Three days before Design for Dance — on April 26, 2016 — I signed a new lease with ODC to open Robin’s Café. April 27th was opening day.

The night before we opened, I woke up at 3 in the morning, unable to sleep. Eventually I got out of bed and went to the cafe. I got there around 4:00 am, set up, and cleaned until we opened for business at 8:00 am.

It was an insane experience. I was hosting speakers for the conference, people from out of town were borrowing my car, and I was running around in circles trying to be in several places at once. At one point, I actually conducted a driving staff interview, talking to an applicant in the passenger’s seat on the way to pick up supplies (He got the job when he magically talked the SFPD out of towing my car).

The day we opened, we served coffee, tea, and avocado toast and by our second day of operations we were serving a full menu to the neighborhood.

Opening a small cafe in the intersection of so many different aspects of Bay Area’s community has been — and continues to be — a powerful learning experience, full of generous and inspiring people, reflection, and unexpected growth.
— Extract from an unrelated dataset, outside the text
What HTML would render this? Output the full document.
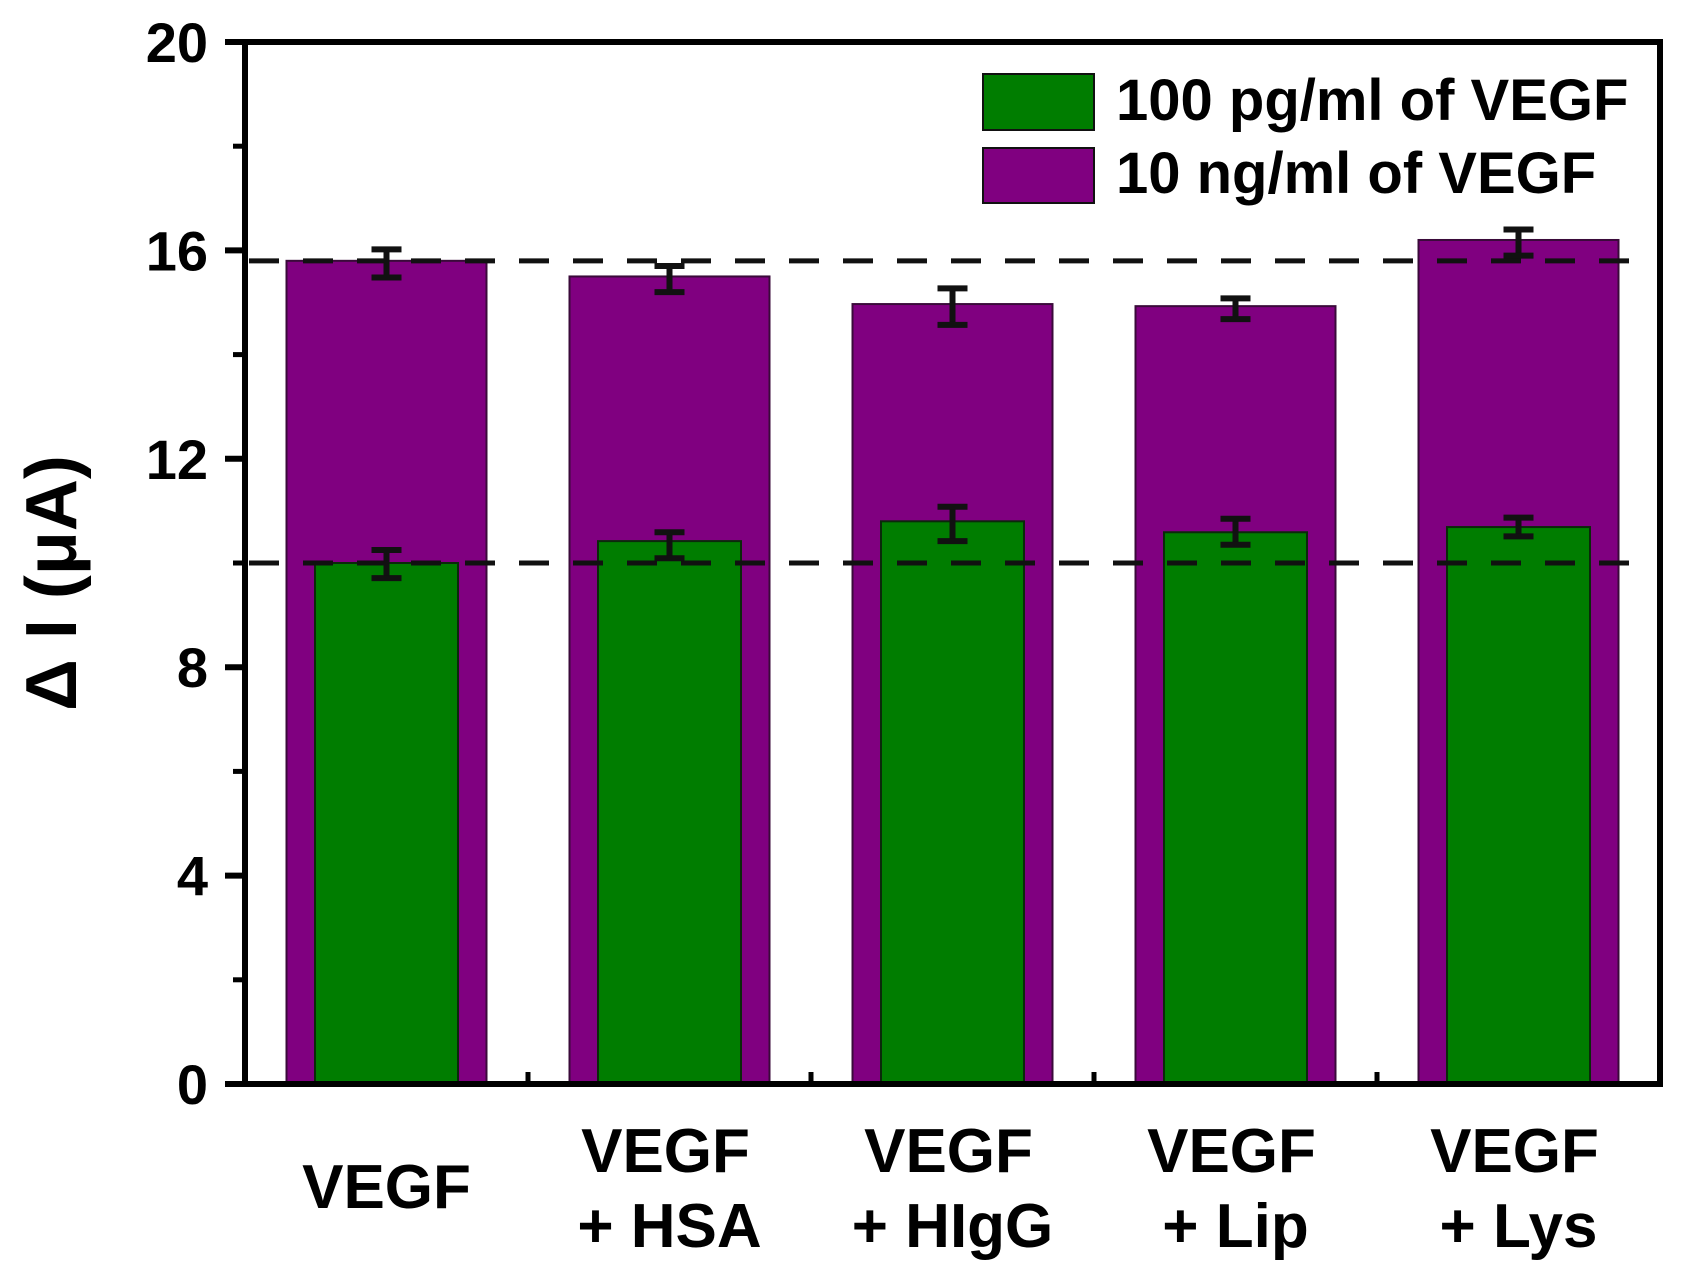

It’s an experience that has transported me, and left me feeling more fulfilled in my work than I ever have before, both within the cafe and beyond. I’ve had people at the startup next door come in to get coffee every day. And it’s incredible to think that they’ll remember getting coffee at their job five years later because the baristas and the experience we created for them were so great.

Opening the cafe has become an opportunity to create community in a whole new way. It is the opportunity to touch the lives of my employees and then the individual people they interact with on the ground each and every day. Being a part of someone’s daily routine is an chance to be a part of their daily habits, and to create an environment for those habits to grow. Having daily positive impact on employees and customers alike in a small, sweet, and humble way makes such a huge difference. Robin’s Café is an unexpected journey, but an incredibly empowering one.